A situação parece uma piada, mas, segundo explica, tudo ficou resolvido com a emissão de um recibo verde, e assim comprovou ao SEF que, de facto, tinha trabalho, podendo receber assim o dito documento, e assinar o contrato de trabalho.

Em relação à Mealhada, afirma que gosta da tranquilidade e sente que há “muita qualidade e oferta de trabalho”, afirmando até que já recebeu vários convites para morar em Lisboa, de parentes que moram na capital. Já aproveitou o tempo que passou em Portugal também para visitar o Porto - “gostei muito” - e também já foi à Serra da Estrela, num período em que morou em Gouveia durante um mês.

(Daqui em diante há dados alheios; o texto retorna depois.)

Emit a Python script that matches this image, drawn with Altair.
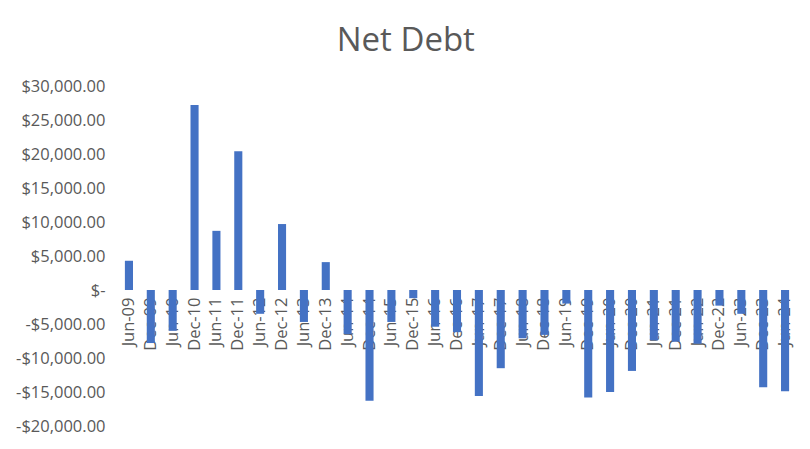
import altair as alt
import pandas as pd

periods = ["Jun-09", "Dec-09", "Jun-10", "Dec-10", "Jun-11", "Dec-11", "Jun-12", "Dec-12",
           "Jun-13", "Dec-13", "Jun-14", "Dec-14", "Jun-15", "Dec-15", "Jun-16", "Dec-16",
           "Jun-17", "Dec-17", "Jun-18", "Dec-18", "Jun-19", "Dec-19", "Jun-20", "Dec-20",
           "Jun-21", "Dec-21", "Jun-22", "Dec-22", "Jun-23", "Dec-23", "Jun-24"]
net_debt = [4300, -7800, -6000, 27200, 8700, 20400, -3500, 9700,
            -4700, 4100, -6500, -16300, -4700, -1200, -5400, -6200,
            -15600, -11500, -7100, -6600, -2000, -15800, -15000, -11900,
            -7400, -7600, -7900, -2300, -3500, -14300, -14900]
y_ticks = [-20000, -15000, -10000, -5000, 0, 5000, 10000, 15000, 20000, 25000, 30000]

df = pd.DataFrame({"period": periods, "value": net_debt})

TEXT = "#595959"
FONT = "Open Sans"
H = 340

label_expr = ("datum.value == 0 ? '$-\u00a0\u00a0' : "
              "(datum.value < 0 ? '-$' : '$') + format(abs(datum.value), ',.2f')")

chart = alt.Chart(df).mark_bar(color="#4472C4").encode(
    x=alt.X("period:N", sort=periods,
            scale=alt.Scale(paddingInner=0.63, paddingOuter=0.315),
            axis=alt.Axis(title=None, labelAngle=-90, domain=False, ticks=False,
                          labelPadding=7, offset=-(H * 20000 / 50000),
                          labelFont=FONT, labelFontSize=16.5, labelColor=TEXT,
                          labelOverlap=False)),
    y=alt.Y("value:Q", scale=alt.Scale(domain=[-20000, 30000], nice=False),
            axis=alt.Axis(title=None, values=y_ticks, grid=False, domain=False, ticks=False,
                          labelPadding=13, labelExpr=label_expr,
                          labelFont=FONT, labelFontSize=16.5, labelColor=TEXT)),
).properties(
    width=678, height=H,
    title=alt.TitleParams("Net Debt", font=FONT, fontSize=33, fontWeight="normal",
                          color=TEXT, anchor="middle", frame="bounds", offset=20),
    padding={"left": 7, "top": 17, "right": 5, "bottom": 5},
).configure_view(stroke=None)

chart.save("out.html", embed_options={"renderer": "svg", "actions": False})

“Os portugueses são mais responsáveis”

Ao olhar para o seu país de nascimento, Josias afirma que já teve “a possibilidade de voltar”, mas o país “não tem estabilidade económica para voltar”. No entanto, explica que desde que nasceu “não assistiu a uma guerra sangrenta em São Tomé e Príncipe”, e isso é muito positivo, tendo em conta o estado de algumas zonas de África em que se “está a sofrer fome devido às guerras”.

Segundo afirma, tem acompanhado algumas notícias e indica: “o meu país sofre um período de crise há algum tempo”. Parte dessa crise também se deve ao facto que “não há correspondência entre o poder político e o povo. O povo espera atividade do governo e o governo espera o mesmo do povo”.

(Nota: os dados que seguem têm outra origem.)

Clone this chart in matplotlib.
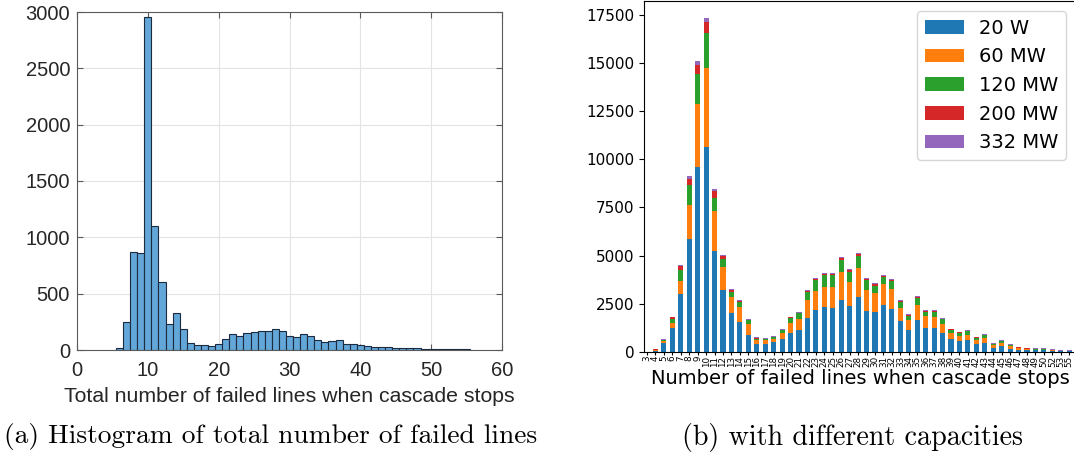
import numpy as np
import matplotlib
matplotlib.use('Agg')
import matplotlib.pyplot as plt

# --- (a) histogram: total number of failed lines (bin centres and counts)
hist_lines = list(range(6, 56))
hist_counts = [18, 248, 868, 857, 2958, 1100, 600, 233, 330, 185,
               62, 47, 45, 34, 55, 98, 142, 128, 155, 161,
               170, 167, 183, 169, 127, 116, 143, 124, 90, 71,
               83, 92, 56, 56, 41, 33, 30, 27, 24, 21,
               18, 18, 15, 12, 12, 9, 9, 6, 6, 6]

# --- (b) stacked bars per capacity
cats = [str(v) for v in list(range(3, 51)) + [52, 53, 55]]
cap_labels = ['20 W', '60 MW', '120 MW', '200 MW', '332 MW']
s20 = [10, 60, 460, 1240, 3000, 5850, 9630, 10670, 5240, 3200,
       2000, 1550, 865, 400, 410, 510, 655, 975, 1125, 1748,
       2175, 2320, 2268, 2685, 2375, 2830, 2120, 2065, 2425, 2215,
       1595, 1128, 1645, 1238, 1238, 968, 658, 555, 615, 400,
       460, 200, 302, 140, 88, 70, 70, 70, 35, 15, 15]
s60 = [0, 10, 80, 250, 670, 1770, 3270, 4110, 2070, 1210,
       840, 780, 585, 220, 195, 160, 320, 520, 570, 937,
       975, 1050, 1102, 1465, 1250, 1535, 1080, 990, 1085, 1040,
       675, 517, 780, 617, 562, 470, 320, 283, 253, 208,
       250, 148, 138, 162, 112, 50, 40, 40, 65, 15, 15]
s120 = [0, 10, 75, 200, 580, 1040, 1560, 1810, 680, 400,
        260, 260, 195, 50, 35, 80, 150, 270, 295, 420,
        590, 600, 600, 605, 525, 605, 520, 355, 365, 415,
        320, 225, 380, 233, 288, 252, 150, 140, 197, 122,
        148, 67, 98, 38, 10, 20, 30, 30, 5, 10, 10]
s200 = [0, 40, 15, 90, 220, 310, 470, 570, 350, 150,
        100, 40, 15, 60, 35, 30, 15, 15, 30, 70,
        60, 70, 55, 105, 100, 105, 60, 120, 80, 70,
        40, 35, 60, 32, 32, 15, 32, 22, 25, 15,
        22, 10, 22, 10, 10, 35, 10, 10, 5, 10, 10]
s332 = [0, 5, 30, 30, 30, 150, 170, 210, 120, 60,
        40, 50, 35, 30, 40, 32, 38, 28, 40, 40,
        35, 50, 45, 55, 60, 50, 50, 45, 45, 45,
        55, 50, 45, 45, 35, 35, 45, 30, 45, 25,
        38, 35, 48, 40, 30, 15, 22, 22, 10, 20, 35]
series = [s20, s60, s120, s200, s332]
colors = ['#1f77b4', '#ff7f0e', '#2ca02c', '#d62728', '#9467bd']

W, H = 1074, 454
fig = plt.figure(figsize=(W / 100, H / 100), dpi=100)

# ---------------- left panel (MATLAB-like look)
axl = fig.add_axes([77 / W, 1 - 350 / H, 425 / W, 338 / H])
axl.bar(hist_lines, hist_counts, width=1.0, color='#63a6d8',
        edgecolor='#1c2b40', linewidth=0.8, zorder=3)
axl.set_xlim(0, 60)
axl.set_ylim(0, 3000)
axl.set_xticks(range(0, 61, 10), [str(v) for v in range(0, 61, 10)],
               family='Liberation Sans', fontsize=14.5)
axl.set_yticks(range(0, 3001, 500), [str(v) for v in range(0, 3001, 500)],
               family='Liberation Sans', fontsize=14.5)
axl.grid(True, color='#e3e3e3', linewidth=0.8, zorder=0)
axl.tick_params(direction='in', length=4, top=True, right=True,
                color='#5a5a5a', labelcolor='#262626')
axl.tick_params(axis='x', pad=8)
axl.tick_params(axis='y', pad=5)
for sp in axl.spines.values():
    sp.set_color('#5a5a5a')
    sp.set_linewidth(0.8)
axl.set_xlabel('Total number of failed lines when cascade stops',
               fontsize=15.3, family='Liberation Sans', color='#262626',
               labelpad=5)

# ---------------- right panel (stacked bars)
axr = fig.add_axes([644 / W, 1 - 351.7 / H, 432 / W, 350.7 / H])
x = np.arange(len(cats))
bottom = np.zeros(len(cats))
for vals, lab, col in zip(series, cap_labels, colors):
    axr.bar(x, vals, width=0.6, bottom=bottom, color=col, label=lab)
    bottom += np.array(vals)
axr.set_xlim(-0.35, 50.8)
axr.set_xticks(x)
axr.set_xticklabels(cats, rotation=90, fontsize=6.3)
axr.tick_params(axis='x', length=2, pad=1)
axr.set_yticks(range(0, 17501, 2500))
axr.tick_params(axis='y', labelsize=11)
axr.set_xlabel('Number of failed lines when cascade stops', fontsize=14,
               labelpad=1)
axr.legend(loc='upper right', fontsize=14)

# ---------------- sub-captions
fig.text(271 / W, 1 - 437 / H, '(a) Histogram of total number of failed lines',
         family='cmr10', fontsize=19.8, ha='center', va='center')
fig.text(852 / W, 1 - 437 / H, '(b) with different capacities',
         family='cmr10', fontsize=20.2, ha='center', va='center')

fig.savefig('out.png', dpi=100)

A última vez que visitou São Tomé foi em 2016 e Josias dos Santos explica que isso se deve ao preço da viagem, mas valeu a pena. “Em termos de convivências é incomparável”, é quase como se fossem “todos primos”, e o são-tomense dá um exemplo: “se alguém comete um crime todos acabam por saber quem foi”, e até no que toca a passar dificuldades, todos dão apoio, conforme afirma.

No entanto, apesar da convivência que sente existir, Josias afirma que “os portugueses são mais responsáveis” e lembra que “em São Tomé, marca-se uma coisa e depois passa uma pessoa à frente”.

Já com um filho de 2 anos, Josias afirma que “é um sonho tornado realidade” morar em Portugal, e já começou o processo para obter a nacionalidade portuguesa, tendo contactado os familiares em São Tomé e Príncipe para “ter dois documentos que faltam”.

O são-tomense aconselha os compatriotas a imigrarem para Portugal, mas é entre risos que apresenta a condição: “desde que a responsabilidade não caia em cima de mim”. Josias sente que “Portugal é um bom país para viver” e é com a companheira e com a vontade de “continuar em frente” que pretende aproveitar a experiência em solo lusitano.